_TASK DETAILS_
Leave out every picture, and retype exactly the lines from the line with "Generate a web" through the line with "const axisColor = '#666';", both ends included.

_RECORDS SUPPLIED_
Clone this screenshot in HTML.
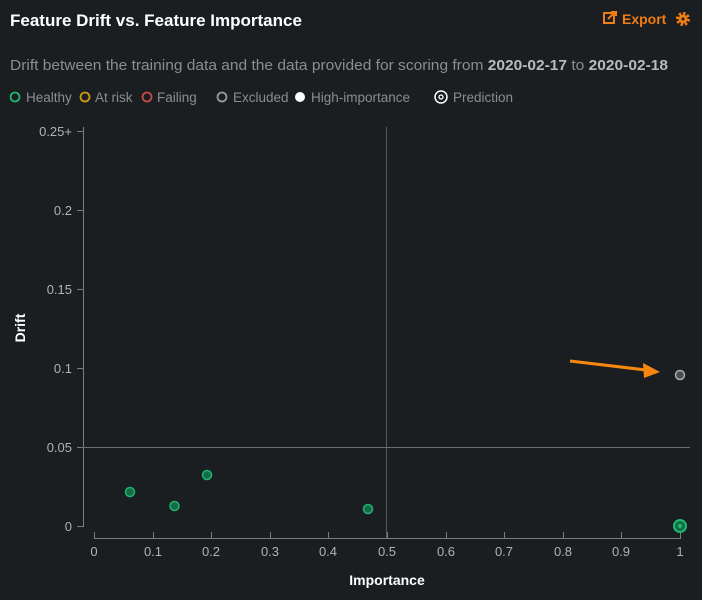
---
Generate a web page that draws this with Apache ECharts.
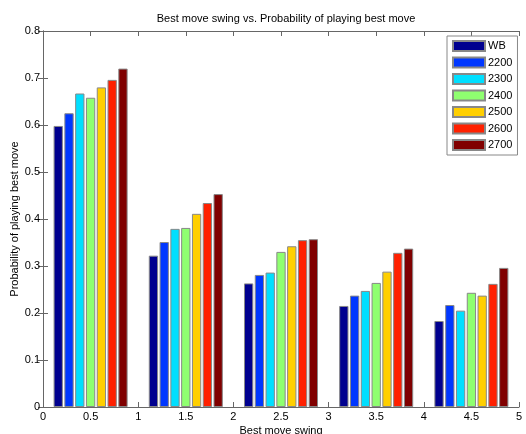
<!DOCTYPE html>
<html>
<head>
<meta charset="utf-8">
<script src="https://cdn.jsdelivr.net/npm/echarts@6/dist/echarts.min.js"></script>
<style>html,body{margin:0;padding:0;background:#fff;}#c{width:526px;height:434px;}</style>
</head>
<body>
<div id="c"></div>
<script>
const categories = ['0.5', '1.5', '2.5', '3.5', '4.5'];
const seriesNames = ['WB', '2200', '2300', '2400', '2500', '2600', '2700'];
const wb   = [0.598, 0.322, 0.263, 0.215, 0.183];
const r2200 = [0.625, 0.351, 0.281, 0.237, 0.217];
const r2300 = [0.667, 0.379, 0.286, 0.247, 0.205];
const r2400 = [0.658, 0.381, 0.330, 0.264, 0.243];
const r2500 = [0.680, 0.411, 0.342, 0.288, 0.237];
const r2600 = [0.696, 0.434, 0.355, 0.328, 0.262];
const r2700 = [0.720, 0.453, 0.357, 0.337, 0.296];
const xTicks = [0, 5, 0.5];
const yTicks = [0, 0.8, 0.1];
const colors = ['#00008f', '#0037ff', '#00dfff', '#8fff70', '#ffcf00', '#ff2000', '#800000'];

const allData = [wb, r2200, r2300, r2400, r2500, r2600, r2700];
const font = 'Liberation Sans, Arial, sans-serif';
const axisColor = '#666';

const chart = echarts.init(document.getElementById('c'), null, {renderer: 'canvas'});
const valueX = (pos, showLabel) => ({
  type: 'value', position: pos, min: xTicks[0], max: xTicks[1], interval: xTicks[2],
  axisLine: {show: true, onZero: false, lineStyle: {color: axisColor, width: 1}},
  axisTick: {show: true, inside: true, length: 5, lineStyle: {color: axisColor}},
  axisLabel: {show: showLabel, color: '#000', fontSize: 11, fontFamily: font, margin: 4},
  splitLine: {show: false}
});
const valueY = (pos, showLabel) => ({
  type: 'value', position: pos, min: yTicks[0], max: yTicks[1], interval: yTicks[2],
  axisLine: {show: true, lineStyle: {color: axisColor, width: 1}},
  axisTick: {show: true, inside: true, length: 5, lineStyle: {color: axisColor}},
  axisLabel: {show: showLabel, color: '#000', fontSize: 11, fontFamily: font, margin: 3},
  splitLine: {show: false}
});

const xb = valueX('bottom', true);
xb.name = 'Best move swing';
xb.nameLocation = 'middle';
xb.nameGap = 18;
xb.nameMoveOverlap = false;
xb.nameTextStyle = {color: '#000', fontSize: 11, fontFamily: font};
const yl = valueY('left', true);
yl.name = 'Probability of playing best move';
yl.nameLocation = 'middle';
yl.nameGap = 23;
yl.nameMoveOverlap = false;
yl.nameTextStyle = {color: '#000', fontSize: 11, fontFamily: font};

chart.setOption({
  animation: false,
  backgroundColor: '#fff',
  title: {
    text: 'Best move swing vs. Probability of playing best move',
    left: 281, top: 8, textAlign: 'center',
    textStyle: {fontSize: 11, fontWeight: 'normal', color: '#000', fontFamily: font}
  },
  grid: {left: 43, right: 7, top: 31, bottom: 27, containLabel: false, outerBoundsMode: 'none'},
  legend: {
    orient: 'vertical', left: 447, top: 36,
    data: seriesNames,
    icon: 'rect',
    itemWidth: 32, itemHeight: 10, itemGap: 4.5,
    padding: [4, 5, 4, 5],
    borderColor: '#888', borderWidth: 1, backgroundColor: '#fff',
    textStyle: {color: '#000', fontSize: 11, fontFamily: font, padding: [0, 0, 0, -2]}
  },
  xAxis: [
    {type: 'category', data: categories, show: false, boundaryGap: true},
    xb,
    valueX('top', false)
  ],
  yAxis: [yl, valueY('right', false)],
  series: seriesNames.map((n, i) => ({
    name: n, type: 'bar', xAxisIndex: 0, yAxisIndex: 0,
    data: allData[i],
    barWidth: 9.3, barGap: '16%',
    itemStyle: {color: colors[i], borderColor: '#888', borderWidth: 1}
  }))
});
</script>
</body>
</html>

_THE COMPLETED TASK_
Generate a web page that draws this with Apache ECharts.
<!DOCTYPE html>
<html>
<head>
<meta charset="utf-8">
<script src="https://cdn.jsdelivr.net/npm/echarts@6/dist/echarts.min.js"></script>
<style>html,body{margin:0;padding:0;background:#fff;}#c{width:526px;height:434px;}</style>
</head>
<body>
<div id="c"></div>
<script>
const categories = ['0.5', '1.5', '2.5', '3.5', '4.5'];
const seriesNames = ['WB', '2200', '2300', '2400', '2500', '2600', '2700'];
const wb   = [0.598, 0.322, 0.263, 0.215, 0.183];
const r2200 = [0.625, 0.351, 0.281, 0.237, 0.217];
const r2300 = [0.667, 0.379, 0.286, 0.247, 0.205];
const r2400 = [0.658, 0.381, 0.330, 0.264, 0.243];
const r2500 = [0.680, 0.411, 0.342, 0.288, 0.237];
const r2600 = [0.696, 0.434, 0.355, 0.328, 0.262];
const r2700 = [0.720, 0.453, 0.357, 0.337, 0.296];
const xTicks = [0, 5, 0.5];
const yTicks = [0, 0.8, 0.1];
const colors = ['#00008f', '#0037ff', '#00dfff', '#8fff70', '#ffcf00', '#ff2000', '#800000'];

const allData = [wb, r2200, r2300, r2400, r2500, r2600, r2700];
const font = 'Liberation Sans, Arial, sans-serif';
const axisColor = '#666';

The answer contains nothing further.